Many other suspects are seemingly longtime addicts.

Henry Rhodes, Sr., 56, was convicted of possession of less than four
grams of crack in 1995. He has no history of selling drugs, though.

He was indicted on three counts of delivering crack to Kimbrew. Then
there's Charles E. Barrett, 45, who has a lone drug possession
conviction from 1977. He too is facing one count of felony drug
dealing for allegedly delivering less than a gram of crack to Kimbrew
on June 22, 2004.

Anderson County D.A. Doug Lowe defended the indictments. In an
interview, he said that the county suffered from a serious drug
problem, and that he was confident all the cases were solid.

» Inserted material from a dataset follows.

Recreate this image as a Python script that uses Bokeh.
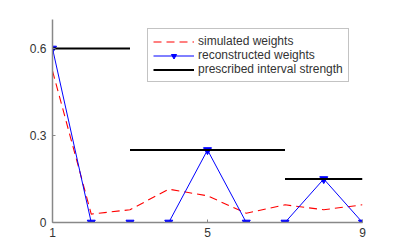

Lowe said the defendants indicted for delivering less than a gram of
crack face state jail felonies, punishable by three months to two
years in prison.

Most of the 56 suspects indicted in Anderson County, however, face
second-degree felony charges (two to 20 years). Because most of the
suspects are charged with multiple counts of dealing crack, some
defendants could wind up with decades-long jail sentences.

Lowe added that three defendants had their charges upped to
first-degree felony charges (five to 99 years) because they were
allegedly part of a drug conspiracy. That means three defendants
charged with dealing, at most, a few grams of crack could receive life

Lowe added that he plans to take the first several defendants to
trial, see what kind of sentences they get, and then offer plea
bargains based on those sentences.

"I'm hopeful that we can give the most serious of the dealers some
serious time," he said. After talking with the Observer for about 10
minutes, Lowe halted the phone interview, saying that he didn't want
to comment further without the case files in front of him. Lowe said
he would call back shortly. He never did. He then didn't respond to
four subsequent phone messages left at his Palestine office.

The number of suspects charged as dealers in Anderson County has
attracted the attention of the ACLU, which has uncovered task force
wrongdoing all over the state and is investigating the Palestine bust.
Meanwhile, prosecutors and the Dogwood Trails task force will soon get
the chance to prove that Palestine was so awash in crack that all 72
defendants really were legitimate dealers.

The first trials are scheduled to begin in early December.